The Hindu father explains to his son that the One Life is in all forms and shapes, points out object after object, saying to the boy: “Tat tuam asi, Thou art that; That thou art.”
And the Mystics have added their testimony to that of others who have experienced this consciousness. Plotinus said: “Knowledge has three degrees: opinion, science, and illumination. The last is absolute knowledge founded upon the identity of the knowing mind with the known object.”
And Eckhardt, the German mystic, has told his pupils that: “God is the soul of all things. He is the light that shines in us when the veil is rent.”
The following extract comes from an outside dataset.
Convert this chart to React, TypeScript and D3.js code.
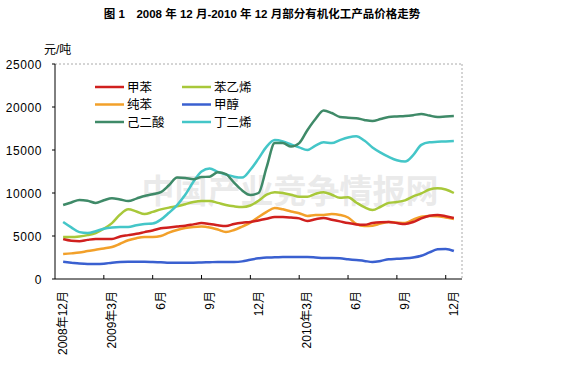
import React from "react";
import * as d3 from "d3";

const title = "图 1　2008 年 12 月-2010 年 12 月部分有机化工产品价格走势";
const unitLabel = "元/吨";
const watermark = "中国产业竞争情报网";

// 25 monthly categories, labels every 3 months
const monthLabels = ["2008年12月", "2009年3月", "6月", "9月", "12月", "2010年3月", "6月", "9月", "12月"];
const labelMonths = [0, 3, 6, 9, 12, 15, 18, 21, 24];
const tickMonths = [2.5, 5.5, 8.5, 11.5, 14.5, 17.5, 20.5, 23.5];
const yTicks = [0, 5000, 10000, 15000, 20000, 25000];

// half-month observations (49 points, Dec 2008 .. Dec 2010)
const toluene = [4650, 4450, 4400, 4550, 4650, 4650, 4650, 4950, 5100, 5250, 5450, 5650, 5900, 6000, 6100, 6200, 6350, 6500, 6400, 6250, 6160, 6400, 6550, 6630, 6800, 7000, 7210, 7210, 7150, 7050, 6750, 6950, 7100, 6900, 6700, 6500, 6350, 6300, 6500, 6600, 6630, 6500, 6400, 6630, 7050, 7350, 7440, 7300, 7100];
const styrene = [4880, 4880, 4950, 5100, 5350, 5850, 6500, 7500, 8100, 7850, 7550, 7800, 8100, 8300, 8450, 8700, 8950, 9070, 9070, 8850, 8600, 8450, 8370, 8550, 9100, 9800, 10100, 10000, 9800, 9550, 9550, 9900, 10100, 9800, 9450, 9500, 8900, 8350, 8020, 8400, 8850, 8950, 9150, 9600, 9950, 10400, 10550, 10400, 10000];
const benzene = [2900, 2980, 3080, 3250, 3400, 3550, 3720, 4100, 4500, 4750, 4880, 4880, 5000, 5400, 5700, 5930, 6050, 6100, 6000, 5750, 5470, 5700, 6100, 6550, 7200, 7800, 8260, 8100, 7850, 7650, 7330, 7450, 7450, 7550, 7450, 7150, 6400, 6150, 6200, 6450, 6630, 6550, 6500, 6900, 7250, 7330, 7300, 7150, 6980];
const methanol = [2000, 1900, 1800, 1750, 1750, 1780, 1900, 1980, 2000, 2000, 2000, 1980, 1950, 1900, 1880, 1880, 1900, 1920, 1950, 1980, 1980, 1980, 2050, 2250, 2400, 2500, 2520, 2550, 2560, 2560, 2550, 2500, 2440, 2440, 2400, 2300, 2200, 2100, 1980, 2100, 2300, 2350, 2400, 2500, 2700, 3100, 3450, 3500, 3260];
const adipicAcid = [8600, 8900, 9200, 9100, 8850, 9150, 9400, 9250, 9070, 9350, 9650, 9850, 10100, 10900, 11800, 11750, 11600, 11850, 11900, 12400, 12200, 11200, 10300, 9770, 10000, 13000, 15800, 15800, 15400, 15800, 17300, 18600, 19600, 19300, 18840, 18750, 18700, 18500, 18370, 18600, 18840, 18900, 18950, 19050, 19190, 19000, 18840, 18900, 18950];
const butadiene = [6630, 6000, 5450, 5350, 5550, 5850, 6000, 6050, 6050, 6250, 6400, 6450, 6900, 7700, 8600, 9800, 11300, 12500, 12850, 12450, 12150, 11900, 11800, 12700, 14000, 15400, 16150, 16000, 15650, 15300, 15000, 15500, 15900, 15800, 16150, 16450, 16600, 16100, 15300, 14700, 14200, 13800, 13650, 14400, 15600, 15900, 15950, 16000, 16050];

const seriesNames = ["甲苯", "苯乙烯", "纯苯", "甲醇", "己二酸", "丁二烯"];
const seriesValues = [toluene, styrene, benzene, methanol, adipicAcid, butadiene];
const seriesColors = ["#d0201e", "#a8c83a", "#f2a02a", "#3a60d0", "#3f8a68", "#44c6c8"];
const drawOrder = [3, 2, 0, 1, 5, 4];

const W = 573;
const H = 380;
const left = 55;
const right = 462;
const top = 64;
const bottom = 279;

export default function App() {
  const x = d3.scaleLinear().domain([-0.5, 24.5]).range([left, right]);
  const y = d3.scaleLinear().domain([0, 25000]).range([bottom, top]);
  const line = d3
    .line<number>()
    .x((_, i) => x(i / 2))
    .y((v) => y(v))
    .curve(d3.curveMonotoneX);

  const font = "'Liberation Sans', 'Noto Sans CJK SC', sans-serif";

  return (
    <svg
      width={W}
      height={H}
      style={{ position: "absolute", left: 0, top: 0, background: "#fff" }}
      fontFamily={font}
    >
      <rect x={0} y={0} width={W} height={H} fill="#fff" />
      <text x={262} y={18} textAnchor="middle" fontSize={11.5} fontWeight="bold" fill="#000">
        {title}
      </text>
      <text x={44} y={54} fontSize={12} fill="#000">
        {unitLabel}
      </text>

      {/* plot border (dashed) */}
      <line x1={left} x2={right} y1={top} y2={top} stroke="#aaa" strokeDasharray="2,2" />
      <line x1={right} x2={right} y1={top} y2={bottom} stroke="#aaa" strokeDasharray="2,2" />

      {/* watermark */}
      <text x={290} y={203} textAnchor="middle" fontSize={33} fontWeight="bold" fill="#d8d8d8" fillOpacity={0.55} fontFamily="'Noto Sans CJK SC', serif">
        {watermark}
      </text>

      {/* y axis */}
      <line x1={left} x2={left} y1={top} y2={bottom} stroke="#000" />
      {yTicks.map((t) => (
        <g key={t}>
          <line x1={left - 3} x2={left} y1={y(t)} y2={y(t)} stroke="#000" />
          <text x={42} y={y(t) + 4.5} textAnchor="end" fontSize={12} letterSpacing={0.6} fill="#000">
            {t}
          </text>
        </g>
      ))}

      {/* x axis */}
      <line x1={left} x2={right} y1={bottom} y2={bottom} stroke="#000" />
      {tickMonths.map((m) => (
        <line key={m} x1={x(m)} x2={x(m)} y1={bottom} y2={bottom - 4} stroke="#000" />
      ))}
      {labelMonths.map((m, i) => (
        <text
          key={i}
          transform={`translate(${x(m) + 4},291) rotate(-90)`}
          textAnchor="end"
          fontSize={12}
          fill="#000"
        >
          {monthLabels[i]}
        </text>
      ))}

      {/* series */}
      {drawOrder.map((k) => (
        <path
          key={k}
          d={line(seriesValues[k]) || ""}
          fill="none"
          stroke={seriesColors[k]}
          strokeWidth={2.5}
          strokeLinejoin="round"
        />
      ))}

      {/* legend */}
      {seriesNames.map((name, k) => {
        const col = k % 2;
        const row = Math.floor(k / 2);
        const lx = col === 0 ? 95 : 182;
        const ly = 87 + row * 17.5;
        return (
          <g key={name}>
            <line x1={lx} x2={lx + 29} y1={ly} y2={ly} stroke={seriesColors[k]} strokeWidth={2.5} />
            <text x={lx + 32} y={ly + 4.5} fontSize={12.5} fill="#000" fontFamily="'Noto Sans CJK SC', sans-serif">
              {name}
            </text>
          </g>
        );
      })}
    </svg>
  );
}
And Tennyson, in his wonderful verse describing the temporary lifting of the veil for him, has described a phase of Cosmic Consciousness in the following words:
“For knowledge
is the swallow on the lake
That sees and stirs
the surface-shadow there,
But never yet hath dippt
into the abysm,
The Abysm of all Abysms,
beneath, within
The blue of sky and
sea, the green of earth,
And in the million-millionth
of a grain
Which cleft and cleft
again for evermore
And ever vanishing,
never vanishes. . .
And more, my son, for
more than once when I
Sat all alone, revolving
in myself
That word which is the
symbol of myself,
The mortal symbol of
the Self was loosed,
And past into the Nameless,
as a cloud
Melts into Heaven.
I touched my limbs, the limbs
Were strange, not mine—and
yet no shadow of doubt,
But utter clearness,
and through loss of Self
The gain of such large
life as matched with ours
Were Sun to spark, unshadowable
in words,
Themselves but shadows
of a shadow-world.”
And not only among the mystics and poets is this universal truth experienced and expressed, but among the great philosophers of all ages may we find this teaching of the Unity of Life originally voiced in the Upanishads. The Grecian thinkers have expressed the thought; the Chinese philosophers have added their testimony; the modern philosophers, Spinoza, Berkeley, Kant, Hegel, Schopenhauer, Hartman, Ferrier, Royce, although differing widely in their theories, all have expressed as a fundamental truth the Unity of Life—a One Life underlying. The basic teachings of the Vedas are receiving confirmation at the hands of Modern Science, which while calling itself Rationalistic and inclining to a Materialistic conception of the Universe, still finds itself compelled to say, “At the last, All is One.”